Loyal to his erstwhile employer’s code of secrecy, Kozlay says he worked for the federal government or, when pressed, the Department of Defense, the NSA’s bureaucratic parent. But a former NSA colleague and an IRE prospectus describe him as the former manager of a research lab for the nation’s code-breaking agency.
“I can neither confirm nor deny,” he says with a smile.
Before working for the government, Kozlay made another, less successful business venture.
In 1969, he helped found Isis Corp. to make desktop computers. They became standard office equipment 20 years later, but Kozlay said Isis was a little ahead of its time.
“Besides, I was better at coming up with new ideas for building products than knowing how to build a company or knowing how to go out and sell them,” he said. “I think we sold maybe 10 of them.”
After four years as president of IRE, Kozlay turned over marketing and financial planning to corporate managers in 1992. With Kozlay’s ideas and the corporate instincts of chief executive officer Anthony Caputo, the company has made some major changes.
Since going public in 1989, it has expanded into Internet security and in October bought Gretacorder Data Systems, a Swiss AT&T; International Inc. subsidiary that gives IRE an entry into the European market. The company plans to continue expanding through similar acquisitions, Caputo said.
The company has reported losses the last two years. Analysts say a loss of just under $1 million in 1995 was due to the $3.9 million Gretacorder acquisition and expect 1996 to be the year IRE moves more strongly into the black.
A $12-million deal to encrypt long-distance giant MCI Communications’ new Internet access service should help lift sales to $24.5 million this year and $35 million in 1997, according to Friedman, Billings, Ramsey & Co., an Arlington, Va.-based securities firm. That compares with $2 million to just over $3 million a year in sales from 1990 to 1994.

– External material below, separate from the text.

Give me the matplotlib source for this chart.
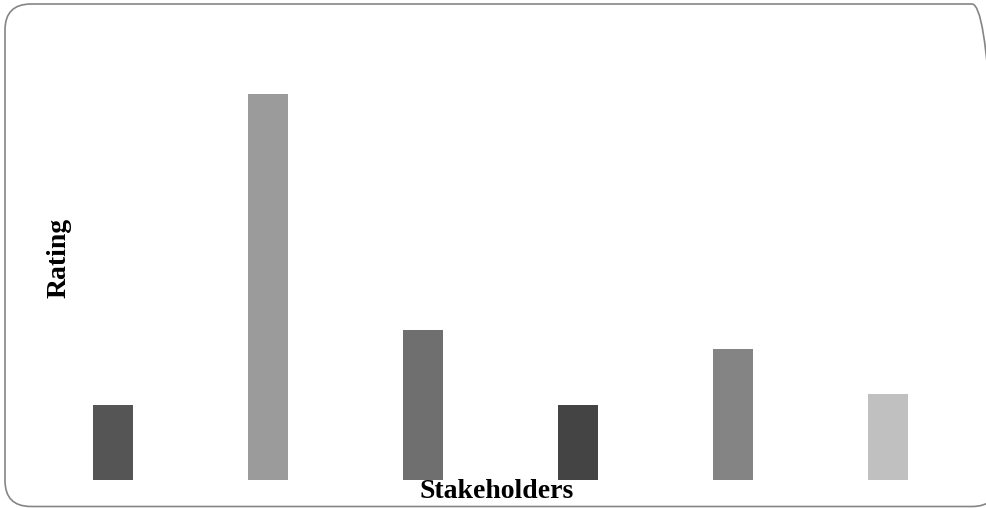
import matplotlib.pyplot as plt
from matplotlib.patches import FancyBboxPatch

stakeholders = ['S1', 'S2', 'S3', 'S4', 'S5', 'S6']
ratings = [2.0, 10.3, 4.0, 2.0, 3.5, 2.3]
colors = ['#555555', '#9b9b9b', '#6f6f6f', '#444444', '#848484', '#c0c0c0']

fig = plt.figure(figsize=(9.86, 5.08), dpi=100)
ax = fig.add_axes([35.5 / 986, 28 / 508, 930 / 986, 412.5 / 508])

x = range(len(stakeholders))
ax.bar(x, ratings, width=0.258, color=colors)
ax.set_xlim(-0.5, len(stakeholders) - 0.5)
ax.set_ylim(0, 11)
ax.axis('off')

font = dict(family='Liberation Serif', weight='bold', size=20)
fig.text(497 / 986, 1 - 492 / 508, 'Stakeholders', ha='center', va='center', **font)
fig.text(59 / 986, 1 - 258 / 508, 'Rating', ha='center', va='center', rotation=90, **font)

# rounded frame around the whole chart (right side runs past the edge)
frame = FancyBboxPatch((5, 1.5), 993, 502.5, boxstyle='round,pad=0,rounding_size=26',
                       transform=None, fill=False, edgecolor='#858585', linewidth=1.2,
                       clip_on=False)
fig.patches.append(frame)

fig.savefig('out.png', dpi=100)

In addition to safeguarding financial transactions, the company also makes devices that code sensitive government data, from Internal Revenue Service reports to FBI and Pentagon communiques.
When Secret Service agents investigating the Oklahoma City bombing sent computer reports to Washington, they used a $750 IRE modem that prevents electronic eavesdropping, confirms that transactions aren’t altered in transit and verifies the identity of the sender with a digital signature.
But analysts say it is IRE’s low-cost Internet security products that make the company one to watch.
“This market is big enough and fragmented enough that a small company like IRE with a blue chip client list can continue to penetrate it with their encryption products and grow rapidly,” said Bill Loomis, an industry analyst with Ferris Baker Watts.
The global computer network has fallen short of its potential as an online bazaar largely because consumers remain skittish about giving their credit card numbers online.
“Last time I counted [there were] 74 basic ways--and there are probably more subtle ones that I’ve missed--that people can abuse the Internet in order to send bogus messages, modify messages in transit or just eavesdrop on what’s on the line,” Kozlay said.
Cryptography is changing all that, said Paul Saffo, director of the Institute for the Future in Menlo Park, Calif.
“Personally I feel more secure giving my credit card number to a known company on the Internet than I do giving it to a waiter at restaurant,” Saffo said. “This is a fertile ground for crooks. And the nice thing is that data encryption so far has made it very hard for crooks to do business in.”
Nonetheless, hackers are expected to keep the electronic cop on the beat.
“There will always be a race between the security providers and the people trying to attack it,” Kozlay said.